### Information shown

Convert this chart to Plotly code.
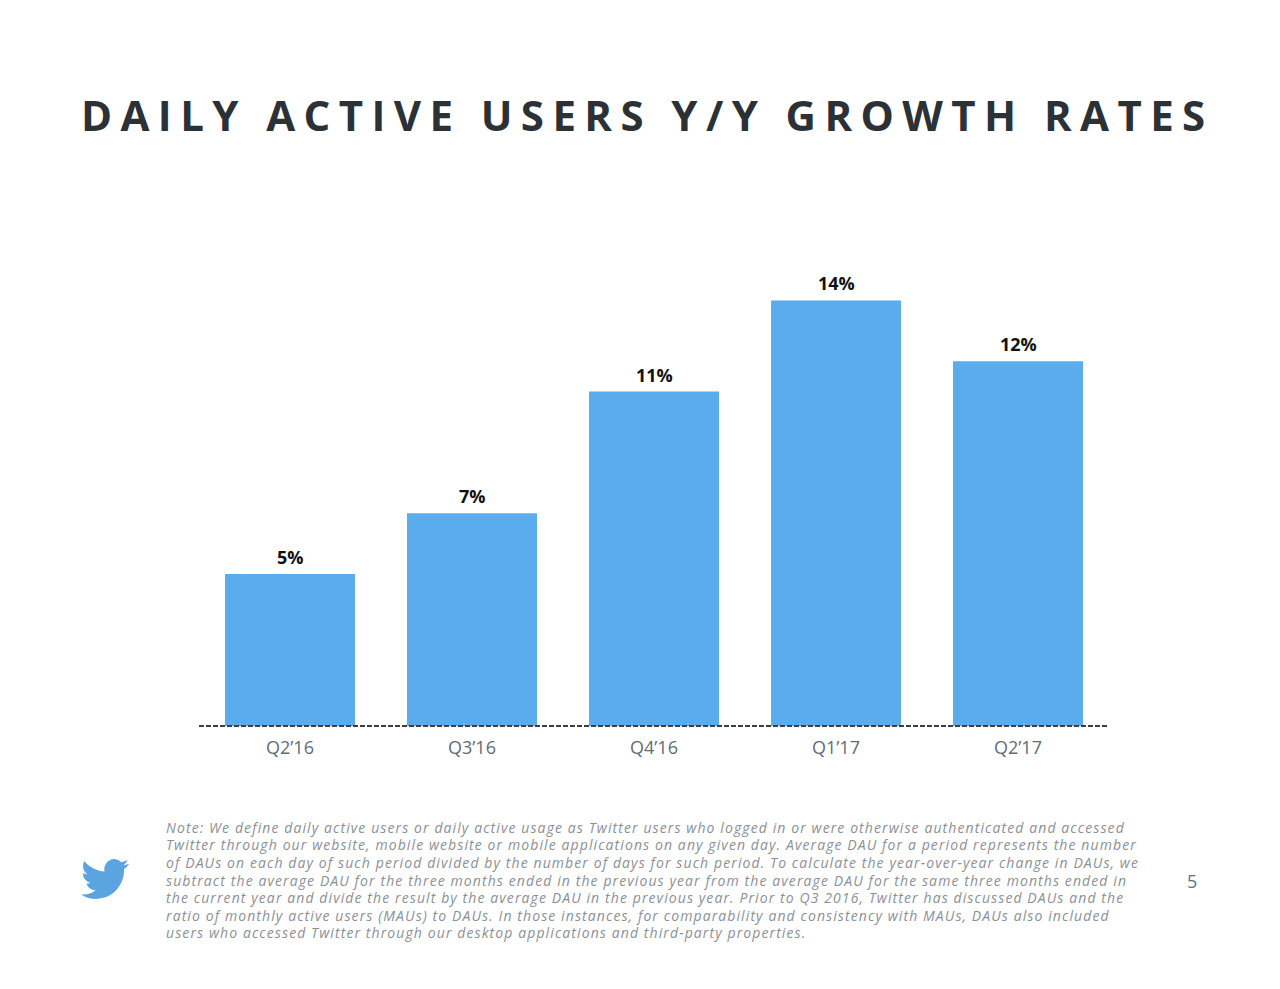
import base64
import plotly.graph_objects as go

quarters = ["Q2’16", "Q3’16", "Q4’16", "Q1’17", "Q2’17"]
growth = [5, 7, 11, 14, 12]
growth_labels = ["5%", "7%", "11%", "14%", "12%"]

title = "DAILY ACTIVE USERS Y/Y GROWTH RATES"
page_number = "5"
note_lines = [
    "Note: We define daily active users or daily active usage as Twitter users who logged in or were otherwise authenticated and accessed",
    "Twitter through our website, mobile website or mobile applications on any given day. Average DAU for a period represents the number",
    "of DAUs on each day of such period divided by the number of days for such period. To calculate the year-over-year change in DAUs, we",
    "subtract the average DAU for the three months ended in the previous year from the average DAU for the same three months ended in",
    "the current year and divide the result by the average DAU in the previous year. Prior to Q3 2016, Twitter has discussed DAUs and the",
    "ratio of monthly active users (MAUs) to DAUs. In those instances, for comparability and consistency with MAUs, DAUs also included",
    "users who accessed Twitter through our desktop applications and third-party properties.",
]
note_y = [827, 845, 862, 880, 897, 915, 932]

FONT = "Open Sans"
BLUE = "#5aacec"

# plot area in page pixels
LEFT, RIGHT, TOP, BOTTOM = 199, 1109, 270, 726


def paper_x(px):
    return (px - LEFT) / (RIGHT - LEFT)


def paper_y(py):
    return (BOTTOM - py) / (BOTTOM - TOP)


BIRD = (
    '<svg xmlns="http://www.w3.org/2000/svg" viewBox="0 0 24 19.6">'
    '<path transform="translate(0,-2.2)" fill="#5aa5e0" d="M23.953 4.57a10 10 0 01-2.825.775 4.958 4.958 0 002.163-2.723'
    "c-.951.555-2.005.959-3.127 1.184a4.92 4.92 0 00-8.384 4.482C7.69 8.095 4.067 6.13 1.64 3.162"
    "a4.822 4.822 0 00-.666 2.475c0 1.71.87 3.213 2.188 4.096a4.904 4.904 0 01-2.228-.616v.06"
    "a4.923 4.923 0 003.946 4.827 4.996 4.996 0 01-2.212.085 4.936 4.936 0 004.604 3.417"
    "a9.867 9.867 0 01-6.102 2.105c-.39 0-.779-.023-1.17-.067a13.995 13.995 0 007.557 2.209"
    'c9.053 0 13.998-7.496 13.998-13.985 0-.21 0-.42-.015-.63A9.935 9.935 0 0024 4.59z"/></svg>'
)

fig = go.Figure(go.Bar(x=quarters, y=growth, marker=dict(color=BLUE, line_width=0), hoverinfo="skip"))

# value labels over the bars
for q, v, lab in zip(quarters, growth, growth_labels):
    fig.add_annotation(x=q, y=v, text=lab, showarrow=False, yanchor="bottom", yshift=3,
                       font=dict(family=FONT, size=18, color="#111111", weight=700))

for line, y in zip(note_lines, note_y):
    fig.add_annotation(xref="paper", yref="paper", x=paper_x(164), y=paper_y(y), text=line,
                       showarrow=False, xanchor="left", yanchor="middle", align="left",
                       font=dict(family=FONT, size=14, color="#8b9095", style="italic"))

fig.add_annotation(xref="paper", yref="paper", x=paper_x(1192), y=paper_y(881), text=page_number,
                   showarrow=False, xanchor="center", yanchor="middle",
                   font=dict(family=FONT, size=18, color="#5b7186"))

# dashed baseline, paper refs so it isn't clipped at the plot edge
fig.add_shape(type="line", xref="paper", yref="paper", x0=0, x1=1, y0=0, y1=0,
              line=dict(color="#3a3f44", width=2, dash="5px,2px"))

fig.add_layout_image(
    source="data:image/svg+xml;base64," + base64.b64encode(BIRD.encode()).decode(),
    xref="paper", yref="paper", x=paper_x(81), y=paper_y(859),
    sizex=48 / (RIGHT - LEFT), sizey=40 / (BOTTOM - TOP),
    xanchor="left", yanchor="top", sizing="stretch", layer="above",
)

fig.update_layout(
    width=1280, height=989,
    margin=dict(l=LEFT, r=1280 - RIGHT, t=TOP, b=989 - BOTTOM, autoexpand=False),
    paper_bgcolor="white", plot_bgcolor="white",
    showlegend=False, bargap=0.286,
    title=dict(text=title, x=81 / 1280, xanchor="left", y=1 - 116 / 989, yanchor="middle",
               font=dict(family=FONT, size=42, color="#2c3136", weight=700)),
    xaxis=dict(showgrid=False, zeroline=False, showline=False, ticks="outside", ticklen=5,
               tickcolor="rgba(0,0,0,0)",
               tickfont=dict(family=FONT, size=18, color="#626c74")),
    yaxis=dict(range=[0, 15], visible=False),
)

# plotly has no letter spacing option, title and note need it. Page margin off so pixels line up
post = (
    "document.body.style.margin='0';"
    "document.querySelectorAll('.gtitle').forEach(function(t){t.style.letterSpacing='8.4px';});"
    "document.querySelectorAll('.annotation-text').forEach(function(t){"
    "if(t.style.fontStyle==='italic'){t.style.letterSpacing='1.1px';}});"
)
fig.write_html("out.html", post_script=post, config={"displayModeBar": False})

### Instructions for the task
Copy the listing over exactly, skipping the pictures it holds.

### Finished task
Convert this chart to Plotly code.
import base64
import plotly.graph_objects as go

quarters = ["Q2’16", "Q3’16", "Q4’16", "Q1’17", "Q2’17"]
growth = [5, 7, 11, 14, 12]
growth_labels = ["5%", "7%", "11%", "14%", "12%"]

title = "DAILY ACTIVE USERS Y/Y GROWTH RATES"
page_number = "5"
note_lines = [
    "Note: We define daily active users or daily active usage as Twitter users who logged in or were otherwise authenticated and accessed",
    "Twitter through our website, mobile website or mobile applications on any given day. Average DAU for a period represents the number",
    "of DAUs on each day of such period divided by the number of days for such period. To calculate the year-over-year change in DAUs, we",
    "subtract the average DAU for the three months ended in the previous year from the average DAU for the same three months ended in",
    "the current year and divide the result by the average DAU in the previous year. Prior to Q3 2016, Twitter has discussed DAUs and the",
    "ratio of monthly active users (MAUs) to DAUs. In those instances, for comparability and consistency with MAUs, DAUs also included",
    "users who accessed Twitter through our desktop applications and third-party properties.",
]
note_y = [827, 845, 862, 880, 897, 915, 932]

FONT = "Open Sans"
BLUE = "#5aacec"

# plot area in page pixels
LEFT, RIGHT, TOP, BOTTOM = 199, 1109, 270, 726


def paper_x(px):
    return (px - LEFT) / (RIGHT - LEFT)


def paper_y(py):
    return (BOTTOM - py) / (BOTTOM - TOP)


BIRD = (
    '<svg xmlns="http://www.w3.org/2000/svg" viewBox="0 0 24 19.6">'
    '<path transform="translate(0,-2.2)" fill="#5aa5e0" d="M23.953 4.57a10 10 0 01-2.825.775 4.958 4.958 0 002.163-2.723'
    "c-.951.555-2.005.959-3.127 1.184a4.92 4.92 0 00-8.384 4.482C7.69 8.095 4.067 6.13 1.64 3.162"
    "a4.822 4.822 0 00-.666 2.475c0 1.71.87 3.213 2.188 4.096a4.904 4.904 0 01-2.228-.616v.06"
    "a4.923 4.923 0 003.946 4.827 4.996 4.996 0 01-2.212.085 4.936 4.936 0 004.604 3.417"
    "a9.867 9.867 0 01-6.102 2.105c-.39 0-.779-.023-1.17-.067a13.995 13.995 0 007.557 2.209"
    'c9.053 0 13.998-7.496 13.998-13.985 0-.21 0-.42-.015-.63A9.935 9.935 0 0024 4.59z"/></svg>'
)

fig = go.Figure(go.Bar(x=quarters, y=growth, marker=dict(color=BLUE, line_width=0), hoverinfo="skip"))

# value labels over the bars
for q, v, lab in zip(quarters, growth, growth_labels):
    fig.add_annotation(x=q, y=v, text=lab, showarrow=False, yanchor="bottom", yshift=3,
                       font=dict(family=FONT, size=18, color="#111111", weight=700))

for line, y in zip(note_lines, note_y):
    fig.add_annotation(xref="paper", yref="paper", x=paper_x(164), y=paper_y(y), text=line,
                       showarrow=False, xanchor="left", yanchor="middle", align="left",
                       font=dict(family=FONT, size=14, color="#8b9095", style="italic"))

fig.add_annotation(xref="paper", yref="paper", x=paper_x(1192), y=paper_y(881), text=page_number,
                   showarrow=False, xanchor="center", yanchor="middle",
                   font=dict(family=FONT, size=18, color="#5b7186"))

# dashed baseline, paper refs so it isn't clipped at the plot edge
fig.add_shape(type="line", xref="paper", yref="paper", x0=0, x1=1, y0=0, y1=0,
              line=dict(color="#3a3f44", width=2, dash="5px,2px"))

fig.add_layout_image(
    source="data:image/svg+xml;base64," + base64.b64encode(BIRD.encode()).decode(),
    xref="paper", yref="paper", x=paper_x(81), y=paper_y(859),
    sizex=48 / (RIGHT - LEFT), sizey=40 / (BOTTOM - TOP),
    xanchor="left", yanchor="top", sizing="stretch", layer="above",
)

fig.update_layout(
    width=1280, height=989,
    margin=dict(l=LEFT, r=1280 - RIGHT, t=TOP, b=989 - BOTTOM, autoexpand=False),
    paper_bgcolor="white", plot_bgcolor="white",
    showlegend=False, bargap=0.286,
    title=dict(text=title, x=81 / 1280, xanchor="left", y=1 - 116 / 989, yanchor="middle",
               font=dict(family=FONT, size=42, color="#2c3136", weight=700)),
    xaxis=dict(showgrid=False, zeroline=False, showline=False, ticks="outside", ticklen=5,
               tickcolor="rgba(0,0,0,0)",
               tickfont=dict(family=FONT, size=18, color="#626c74")),
    yaxis=dict(range=[0, 15], visible=False),
)

# plotly has no letter spacing option, title and note need it. Page margin off so pixels line up
post = (
    "document.body.style.margin='0';"
    "document.querySelectorAll('.gtitle').forEach(function(t){t.style.letterSpacing='8.4px';});"
    "document.querySelectorAll('.annotation-text').forEach(function(t){"
    "if(t.style.fontStyle==='italic'){t.style.letterSpacing='1.1px';}});"
)
fig.write_html("out.html", post_script=post, config={"displayModeBar": False})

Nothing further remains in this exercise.